The Pentagon's new math on U.S. injuries in Iraq

How to decrease the number of injured soldiers? Change the way you count them.

Published February 2, 2007 2:06PM (EST)

The Bush administration has come up with a sure-fire plan for reducing the number of U.S. soldiers injured in Iraq: Change the way that you count them.

As the New York Times reports this morning, a Pentagon Web site tally of U.S. "non-mortal casualties" in Iraq stood at 47,657 on Monday. The very next day, the same Web site contained no listing for "non-mortal casualties," but it did list 31,493 incidents as "total -- medical air transported."

The Pentagon's explanation? The old method of counting included what the Times calls "illnesses, minor injuries and injuries from accidents" and therefore might have confused people into thinking that U.S. soldiers have suffered more combat injuries than they actually have.
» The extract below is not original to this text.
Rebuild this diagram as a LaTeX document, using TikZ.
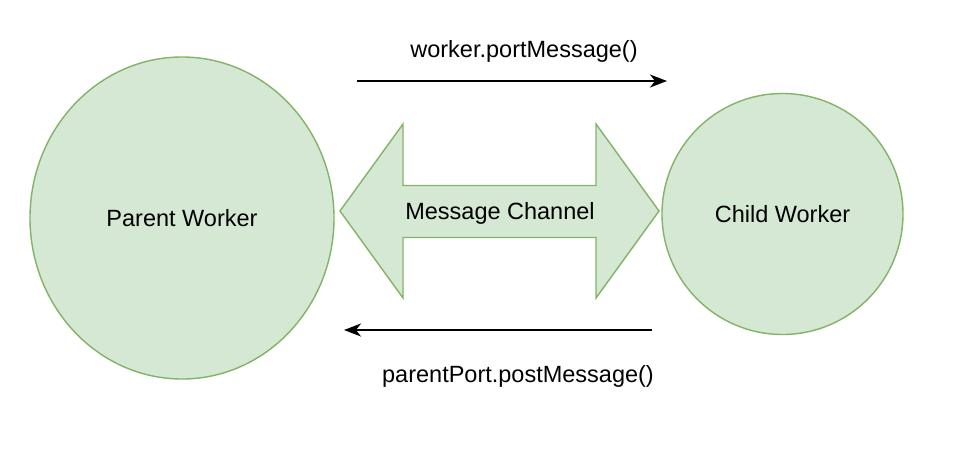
\documentclass[tikz,border=0pt]{standalone}
\usepackage{fontspec}
\setmainfont{Liberation Sans}
\usetikzlibrary{shapes.geometric, arrows.meta}

\definecolor{wfill}{HTML}{D5E8D4}
\definecolor{wline}{HTML}{82B366}

\begin{document}
\begin{tikzpicture}[
    x=1pt, y=-1pt,
    worker/.style={ellipse, draw=wline, fill=wfill, line width=1.4pt, inner sep=0pt, font=\fontsize{23.5}{28}\selectfont},
    label/.style={font=\fontsize{23.5}{28}\selectfont, inner sep=0pt},
    arrow/.style={-{Stealth[length=17pt,width=13pt,inset=5pt]}, line width=1.8pt}
]
    \useasboundingbox (0,0) rectangle (958,460);

    % Workers
    \node[worker, minimum width=304pt, minimum height=322pt] (parent) at (182,218) {Parent Worker};
    \node[worker, minimum width=241pt, minimum height=241pt] (child) at (782.5,214) {Child Worker};

    % Channel
    \draw[draw=wline, fill=wfill, line width=1.4pt]
        (340,211) -- (403,124) -- (403,185.5) -- (596,185.5) -- (596,124) -- (659,211)
        -- (596,298) -- (596,237.5) -- (403,237.5) -- (403,298) -- cycle;
    \node[label] (channel) at (500,213) {Message Channel};

    % Messages
    \coordinate (top start) at (357,81);
    \coordinate (top end) at (667,81);
    \coordinate (bot start) at (652,330);
    \coordinate (bot end) at (344,330);
    \node[label] (send) at (524,51) {worker.portMessage()};
    \node[label] (reply) at (518,376) {parentPort.postMessage()};

    % Arrows
    \draw[arrow] (top start) -- (top end);
    \draw[arrow] (bot start) -- (bot end);

\end{tikzpicture}
\end{document}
It's not an unreasonable argument, even if it comes from an administration that has pretty routinely monkeyed with the way statistics are reported in order to suit its political desires. But it's probably worth remembering here that the number of U.S. troops who would have been injured in Iraq if George W. Bush hadn't invaded the country -- and the number that who died there since he did. The first number would be right around zero. The second is 3,087.

By Tim Grieve

Tim Grieve is a senior writer and the author of Salon's War Room blog.